In the months after their transplants, the patients in the study were treated with immunosuppressive drugs, but four out of five of them were able to discontinue those drugs between 9 and 14 months after surgery, and their new kidneys have been functioning well in the years since.
“I think it’s quite exciting,” Magee says. “It shows what’s possible.”
The researchers’ approach could make transplants more feasible for people whose immune systems are already compromised by conditions like HIV, according to Yasir Qazi, medical director of the kidney and pancreas transplant program at the University of Southern California. (Qazi was not involved in the work.) Sykes says that the approach could potentially be used to treat autoimmune diseases such as type 1 diabetes. “It could have huge benefits,” she says.

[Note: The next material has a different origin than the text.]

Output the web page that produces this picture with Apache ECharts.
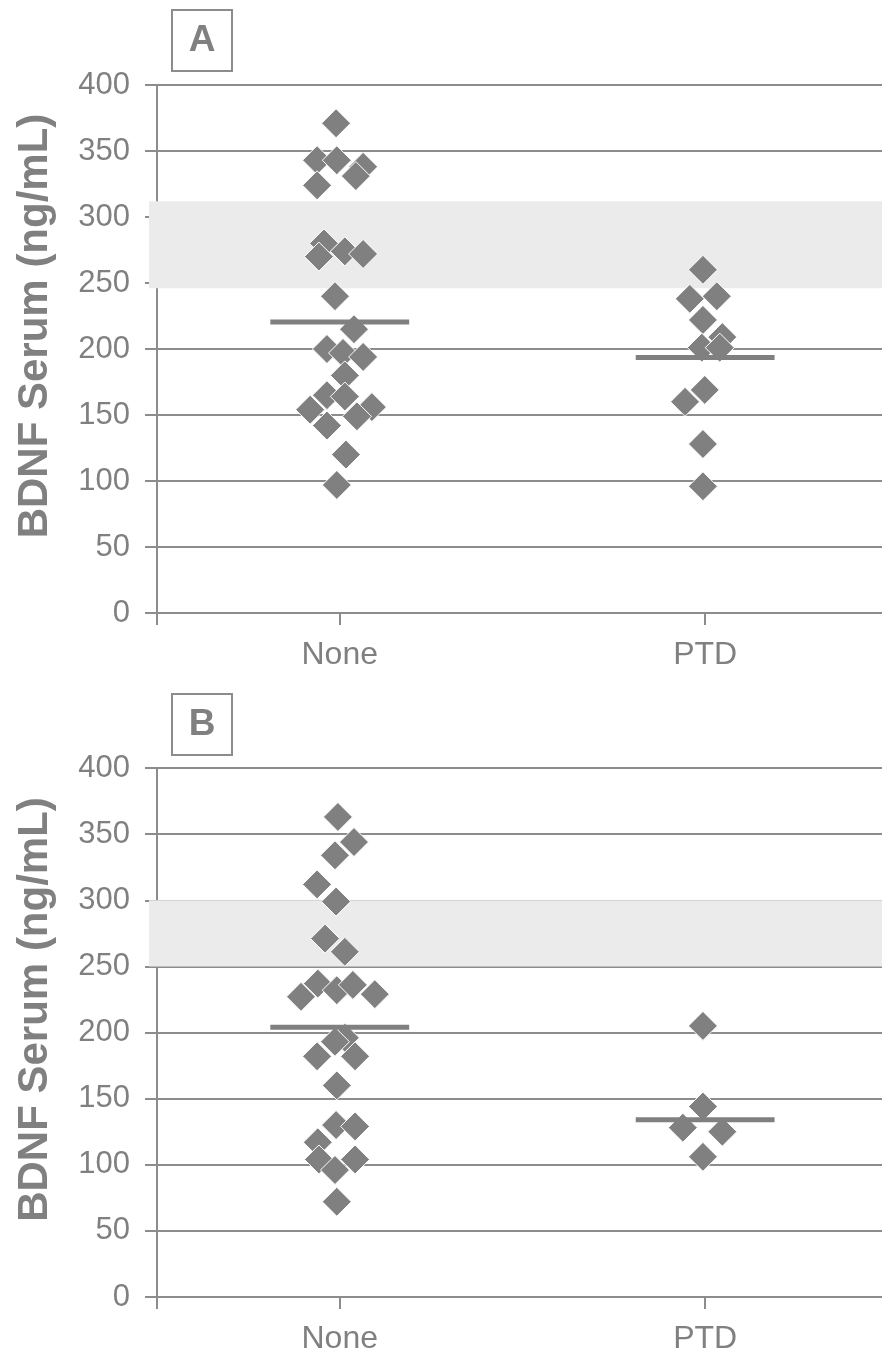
<!DOCTYPE html>
<html>
<head>
<meta charset="utf-8">
<script src="https://cdn.jsdelivr.net/npm/echarts@6/dist/echarts.min.js"></script>
<style>
  html, body { margin: 0; padding: 0; background: #fff; }
  #chart { width: 882px; height: 1355px; }
</style>
</head>
<body>
<div id="chart"></div>
<script>
// groups on the x axis (None at 0.5, PTD at 1.5)
var groups = ['None', 'PTD'];

// Panel A - x is the jittered position
var aNoneX = [0.490, 0.438, 0.492, 0.564, 0.544, 0.438, 0.457, 0.443, 0.514, 0.564, 0.487, 0.539,
              0.465, 0.509, 0.564, 0.514, 0.465, 0.514, 0.419, 0.588, 0.465, 0.547, 0.517, 0.492];
var aNoneY = [371, 343, 343, 338, 331, 324, 280, 270, 274, 272, 240, 215,
              200, 197, 194, 180, 165, 164, 154, 156, 142, 149, 120, 97];
var aPtdX = [1.494, 1.458, 1.532, 1.494, 1.547, 1.491, 1.540, 1.499, 1.445, 1.494, 1.494];
var aPtdY = [260, 238, 240, 222, 209, 201, 201, 169, 160, 128, 96];
var aMeans = [220.5, 193.5];
var aBand = [246, 312];

// Panel B
var bNoneX = [0.495, 0.539, 0.487, 0.438, 0.490, 0.460, 0.514, 0.394, 0.440, 0.492, 0.536, 0.596,
              0.514, 0.487, 0.438, 0.542, 0.492, 0.490, 0.542, 0.440, 0.443, 0.542, 0.487, 0.492];
var bNoneY = [363, 344, 334, 312, 299, 271, 261, 227, 237, 232, 236, 229,
              196, 193, 182, 182, 160, 130, 129, 117, 104, 104, 96, 72];
var bPtdX = [1.494, 1.494, 1.439, 1.547, 1.494];
var bPtdY = [205, 144, 128, 125, 106];
var bMeans = [204, 134];
var bBand = [250, 300];

var GREY = '#808080';
var LINE = '#8c8c8c';
var FONT = '"Liberation Sans", Arial, sans-serif';
var HALF = 0.19; // half width of mean bar, in category units

function pairs(xs, ys) {
  return xs.map(function (x, i) { return [x, ys[i]]; });
}

// the plot runs past the right edge of the picture, so the axis stops short of 2
function xAxisFor(i) {
  return {
    gridIndex: i, type: 'value', min: -0.022, max: 1.984,
    axisLine: { lineStyle: { color: LINE, width: 2 } },
    axisTick: { customValues: [0, 0.5, 1.5], length: 12, lineStyle: { color: LINE, width: 2 } },
    axisLabel: {
      customValues: [0.5, 1.5], margin: 26, fontSize: 32, color: GREY, fontFamily: FONT,
      formatter: function (v) { return groups[Math.round(v - 0.5)]; }
    },
    splitLine: { show: false }
  };
}

function yAxisFor(i) {
  return {
    gridIndex: i, type: 'value', min: 0, max: 400, interval: 50,
    axisLine: { show: true, lineStyle: { color: LINE, width: 2 } },
    axisTick: { show: true, length: 12, lineStyle: { color: LINE, width: 2 } },
    axisLabel: { fontSize: 31, color: GREY, margin: 19, fontFamily: FONT },
    splitLine: { lineStyle: { color: LINE, width: 2 } },
    name: 'BDNF Serum (ng/mL)', nameLocation: 'middle', nameGap: 93,
    nameTextStyle: { fontSize: 42, fontWeight: 'bold', color: GREY, fontFamily: FONT, padding: [0, 0, 0, 46] }
  };
}

function panelSeries(i, noneX, noneY, ptdX, ptdY, means, band) {
  var out = [];
  out.push({
    type: 'scatter', xAxisIndex: i, yAxisIndex: i, data: [], z: -1, silent: true,
    markArea: { silent: true, itemStyle: { color: '#ebebeb' }, data: [[{ yAxis: band[0] }, { yAxis: band[1] }]] }
  });
  [[noneX, noneY], [ptdX, ptdY]].forEach(function (g) {
    out.push({
      type: 'scatter', xAxisIndex: i, yAxisIndex: i, data: pairs(g[0], g[1]),
      symbol: 'diamond', symbolSize: 29,
      itemStyle: { color: GREY, borderColor: '#fff', borderWidth: 1, opacity: 1 }
    });
  });
  means.forEach(function (m, k) {
    var c = k + 0.5;
    out.push({
      type: 'line', xAxisIndex: i, yAxisIndex: i, data: [[c - HALF, m], [c + HALF, m]],
      symbol: 'none', z: 4, lineStyle: { color: GREY, width: 5 }
    });
  });
  return out;
}

function panelLabel(text, top) {
  return {
    type: 'rect', shape: { x: 172, y: top, width: 60, height: 61 },
    style: { fill: '#fff', stroke: LINE, lineWidth: 2 },
    textContent: { style: { text: text, fontSize: 37, fontWeight: 'bold', fill: GREY, fontFamily: FONT } },
    textConfig: { position: 'inside' }
  };
}

var chart = echarts.init(document.getElementById('chart'));
chart.setOption({
  animation: false,
  backgroundColor: '#fff',
  grid: [
    { left: 149, top: 85, right: 0, height: 528 },
    { left: 149, top: 768, right: 0, height: 529 }
  ],
  xAxis: [xAxisFor(0), xAxisFor(1)],
  yAxis: [yAxisFor(0), yAxisFor(1)],
  graphic: [panelLabel('A', 10), panelLabel('B', 694)],
  series: panelSeries(0, aNoneX, aNoneY, aPtdX, aPtdY, aMeans, aBand)
    .concat(panelSeries(1, bNoneX, bNoneY, bPtdX, bPtdY, bMeans, bBand))
});
</script>
</body>
</html>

Although immunosuppressive drugs have revolutionized transplant medicine, they can increase the risk of cancer and heart disease. “Immunosuppression is great, because it makes kidneys work, but it’s bad because it has lots of side effects,” Magee says. “Some people say that in many ways, you’re trading one disease for another. You still have to take lots of medicine and see a doctor.”
The protocol developed by Sykes and her colleagues initially requires heavier drug treatment than that required with the standard kidney-transplant procedure, to allow the recipient’s body to accept donated bone marrow as well as a donated kidney. But, she points out, the patient is only on the drugs for a limited time.